● Available records:
'''

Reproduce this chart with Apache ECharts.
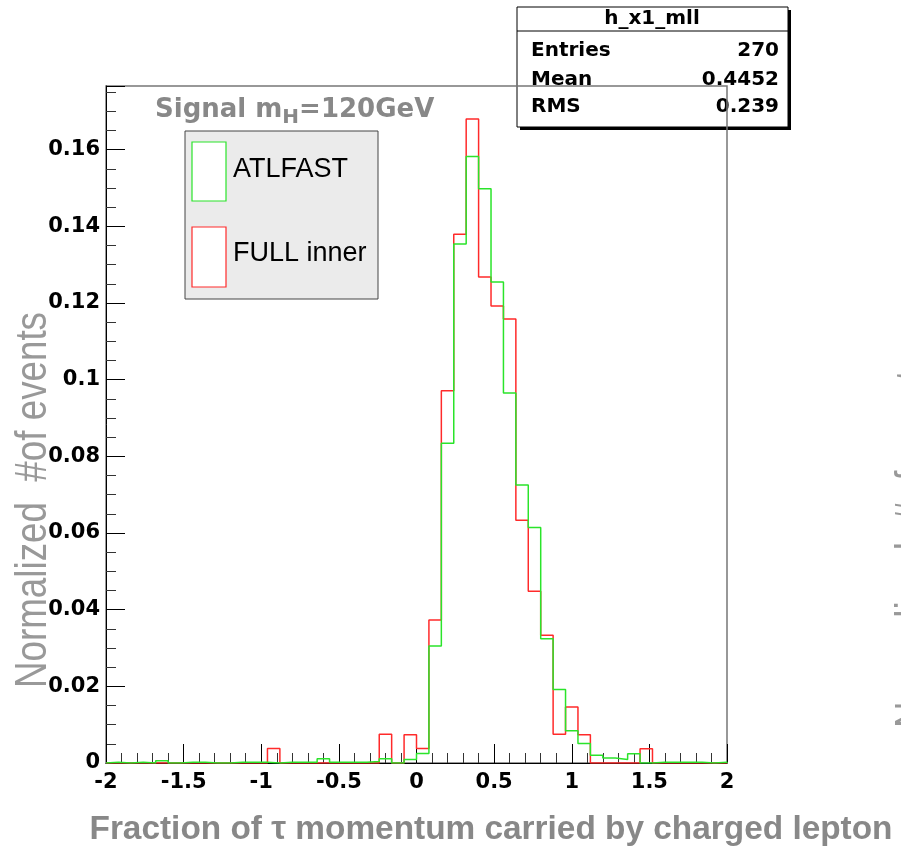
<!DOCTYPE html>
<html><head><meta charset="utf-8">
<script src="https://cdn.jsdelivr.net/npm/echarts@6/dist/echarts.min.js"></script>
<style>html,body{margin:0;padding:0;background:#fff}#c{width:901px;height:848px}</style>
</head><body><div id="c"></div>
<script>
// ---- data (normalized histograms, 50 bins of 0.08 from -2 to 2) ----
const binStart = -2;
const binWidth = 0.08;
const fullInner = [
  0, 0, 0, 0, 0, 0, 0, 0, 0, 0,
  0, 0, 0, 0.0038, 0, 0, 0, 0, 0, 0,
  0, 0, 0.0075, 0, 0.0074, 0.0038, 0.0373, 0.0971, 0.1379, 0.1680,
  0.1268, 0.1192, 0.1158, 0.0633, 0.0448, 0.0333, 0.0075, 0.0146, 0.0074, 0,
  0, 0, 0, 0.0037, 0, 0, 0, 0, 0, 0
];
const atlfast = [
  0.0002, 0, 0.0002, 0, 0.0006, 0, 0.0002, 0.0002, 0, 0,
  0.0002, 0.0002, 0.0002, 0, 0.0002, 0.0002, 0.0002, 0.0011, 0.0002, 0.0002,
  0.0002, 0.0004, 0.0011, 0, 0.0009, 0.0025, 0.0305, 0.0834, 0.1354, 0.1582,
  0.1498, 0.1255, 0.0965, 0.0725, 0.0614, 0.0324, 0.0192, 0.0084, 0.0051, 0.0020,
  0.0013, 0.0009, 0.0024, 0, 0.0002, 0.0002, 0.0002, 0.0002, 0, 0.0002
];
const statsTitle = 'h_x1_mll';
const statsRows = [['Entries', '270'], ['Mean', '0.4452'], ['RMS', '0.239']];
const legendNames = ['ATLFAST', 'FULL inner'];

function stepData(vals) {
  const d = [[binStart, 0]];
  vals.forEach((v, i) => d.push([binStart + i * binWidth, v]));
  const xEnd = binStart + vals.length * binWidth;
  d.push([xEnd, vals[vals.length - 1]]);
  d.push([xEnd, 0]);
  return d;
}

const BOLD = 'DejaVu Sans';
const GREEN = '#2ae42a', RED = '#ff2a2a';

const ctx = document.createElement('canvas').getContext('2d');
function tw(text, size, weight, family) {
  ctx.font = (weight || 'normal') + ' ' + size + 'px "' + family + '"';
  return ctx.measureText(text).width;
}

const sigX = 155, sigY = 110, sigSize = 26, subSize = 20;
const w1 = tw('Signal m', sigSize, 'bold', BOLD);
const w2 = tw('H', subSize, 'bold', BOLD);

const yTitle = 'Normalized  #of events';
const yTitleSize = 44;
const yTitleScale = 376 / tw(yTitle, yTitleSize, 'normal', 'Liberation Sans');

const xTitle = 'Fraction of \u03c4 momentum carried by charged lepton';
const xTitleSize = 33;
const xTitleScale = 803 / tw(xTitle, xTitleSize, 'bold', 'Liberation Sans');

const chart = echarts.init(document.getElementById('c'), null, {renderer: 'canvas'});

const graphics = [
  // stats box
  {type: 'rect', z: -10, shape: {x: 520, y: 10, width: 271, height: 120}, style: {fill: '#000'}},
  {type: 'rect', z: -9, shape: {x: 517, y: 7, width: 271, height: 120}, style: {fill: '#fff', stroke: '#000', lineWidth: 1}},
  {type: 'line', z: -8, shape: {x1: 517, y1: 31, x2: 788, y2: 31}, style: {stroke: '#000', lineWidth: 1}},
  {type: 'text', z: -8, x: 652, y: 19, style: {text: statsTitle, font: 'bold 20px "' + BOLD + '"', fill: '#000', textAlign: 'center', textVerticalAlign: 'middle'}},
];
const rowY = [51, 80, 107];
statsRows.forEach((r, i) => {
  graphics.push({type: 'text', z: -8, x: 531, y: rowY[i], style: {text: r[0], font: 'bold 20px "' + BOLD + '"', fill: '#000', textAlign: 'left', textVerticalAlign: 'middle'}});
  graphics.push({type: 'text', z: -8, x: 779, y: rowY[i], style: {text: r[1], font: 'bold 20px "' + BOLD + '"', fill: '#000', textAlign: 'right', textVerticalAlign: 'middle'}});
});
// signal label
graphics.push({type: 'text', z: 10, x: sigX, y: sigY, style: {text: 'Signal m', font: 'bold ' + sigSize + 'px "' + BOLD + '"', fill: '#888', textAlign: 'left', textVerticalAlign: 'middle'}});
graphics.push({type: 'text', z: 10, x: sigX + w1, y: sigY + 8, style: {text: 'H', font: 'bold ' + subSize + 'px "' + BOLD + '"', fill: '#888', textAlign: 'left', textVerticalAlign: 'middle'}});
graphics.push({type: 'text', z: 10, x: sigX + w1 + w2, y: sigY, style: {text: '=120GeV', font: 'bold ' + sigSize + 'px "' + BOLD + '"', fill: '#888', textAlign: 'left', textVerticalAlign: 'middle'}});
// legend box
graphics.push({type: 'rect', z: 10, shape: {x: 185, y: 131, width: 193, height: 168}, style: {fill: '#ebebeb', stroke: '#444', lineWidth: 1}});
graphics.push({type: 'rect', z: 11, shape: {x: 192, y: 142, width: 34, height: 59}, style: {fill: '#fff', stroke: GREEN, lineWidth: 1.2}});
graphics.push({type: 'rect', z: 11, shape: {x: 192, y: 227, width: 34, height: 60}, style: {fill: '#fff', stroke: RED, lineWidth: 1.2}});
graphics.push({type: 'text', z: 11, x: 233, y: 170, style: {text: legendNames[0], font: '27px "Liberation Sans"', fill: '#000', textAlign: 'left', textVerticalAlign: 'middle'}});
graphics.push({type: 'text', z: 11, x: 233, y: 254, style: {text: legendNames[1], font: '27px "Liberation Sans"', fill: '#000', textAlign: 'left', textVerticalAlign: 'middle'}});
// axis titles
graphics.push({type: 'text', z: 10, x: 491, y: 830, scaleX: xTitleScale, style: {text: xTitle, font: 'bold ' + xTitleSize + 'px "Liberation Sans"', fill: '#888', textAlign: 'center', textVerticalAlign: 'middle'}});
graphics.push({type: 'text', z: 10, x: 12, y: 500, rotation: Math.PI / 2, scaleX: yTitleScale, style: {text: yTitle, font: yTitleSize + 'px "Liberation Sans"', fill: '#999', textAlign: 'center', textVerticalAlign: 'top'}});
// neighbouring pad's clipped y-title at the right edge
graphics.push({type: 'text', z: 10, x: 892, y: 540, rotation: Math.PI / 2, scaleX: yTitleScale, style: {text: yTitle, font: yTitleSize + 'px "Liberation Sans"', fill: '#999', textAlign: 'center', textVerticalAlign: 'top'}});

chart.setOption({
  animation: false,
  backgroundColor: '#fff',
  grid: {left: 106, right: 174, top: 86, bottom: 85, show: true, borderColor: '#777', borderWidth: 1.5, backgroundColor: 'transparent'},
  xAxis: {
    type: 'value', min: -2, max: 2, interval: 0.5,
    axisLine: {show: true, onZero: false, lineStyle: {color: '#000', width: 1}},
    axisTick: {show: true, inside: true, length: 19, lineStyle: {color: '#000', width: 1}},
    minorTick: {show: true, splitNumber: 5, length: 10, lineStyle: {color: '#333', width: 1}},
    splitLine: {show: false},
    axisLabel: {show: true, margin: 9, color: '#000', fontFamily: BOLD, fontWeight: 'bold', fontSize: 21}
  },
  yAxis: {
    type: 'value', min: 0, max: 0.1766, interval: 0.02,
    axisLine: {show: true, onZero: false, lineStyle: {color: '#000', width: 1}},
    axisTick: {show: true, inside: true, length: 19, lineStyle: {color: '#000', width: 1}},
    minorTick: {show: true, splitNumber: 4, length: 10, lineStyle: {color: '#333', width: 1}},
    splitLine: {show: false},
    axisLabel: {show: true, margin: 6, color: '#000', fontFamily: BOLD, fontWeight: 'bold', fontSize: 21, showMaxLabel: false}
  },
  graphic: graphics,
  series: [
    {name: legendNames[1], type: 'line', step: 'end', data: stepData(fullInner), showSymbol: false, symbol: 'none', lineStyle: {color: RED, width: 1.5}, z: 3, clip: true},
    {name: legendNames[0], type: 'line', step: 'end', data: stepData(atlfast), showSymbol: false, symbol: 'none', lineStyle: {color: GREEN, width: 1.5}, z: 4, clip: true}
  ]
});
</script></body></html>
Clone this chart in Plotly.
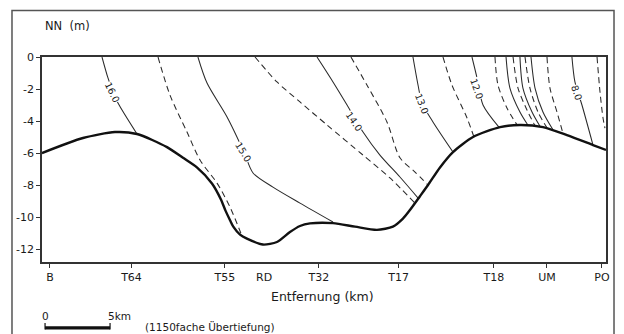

'''

Starting at the first line of the records above, set down each line exactly through the one that holds "const legendNames = ['ATLFAST', 'FULL". Omit pictures.

Reproduce this chart with Apache ECharts.
<!DOCTYPE html>
<html><head><meta charset="utf-8">
<script src="https://cdn.jsdelivr.net/npm/echarts@6/dist/echarts.min.js"></script>
<style>html,body{margin:0;padding:0;background:#fff}#c{width:901px;height:848px}</style>
</head><body><div id="c"></div>
<script>
// ---- data (normalized histograms, 50 bins of 0.08 from -2 to 2) ----
const binStart = -2;
const binWidth = 0.08;
const fullInner = [
  0, 0, 0, 0, 0, 0, 0, 0, 0, 0,
  0, 0, 0, 0.0038, 0, 0, 0, 0, 0, 0,
  0, 0, 0.0075, 0, 0.0074, 0.0038, 0.0373, 0.0971, 0.1379, 0.1680,
  0.1268, 0.1192, 0.1158, 0.0633, 0.0448, 0.0333, 0.0075, 0.0146, 0.0074, 0,
  0, 0, 0, 0.0037, 0, 0, 0, 0, 0, 0
];
const atlfast = [
  0.0002, 0, 0.0002, 0, 0.0006, 0, 0.0002, 0.0002, 0, 0,
  0.0002, 0.0002, 0.0002, 0, 0.0002, 0.0002, 0.0002, 0.0011, 0.0002, 0.0002,
  0.0002, 0.0004, 0.0011, 0, 0.0009, 0.0025, 0.0305, 0.0834, 0.1354, 0.1582,
  0.1498, 0.1255, 0.0965, 0.0725, 0.0614, 0.0324, 0.0192, 0.0084, 0.0051, 0.0020,
  0.0013, 0.0009, 0.0024, 0, 0.0002, 0.0002, 0.0002, 0.0002, 0, 0.0002
];
const statsTitle = 'h_x1_mll';
const statsRows = [['Entries', '270'], ['Mean', '0.4452'], ['RMS', '0.239']];
const legendNames = ['ATLFAST', 'FULL inner'];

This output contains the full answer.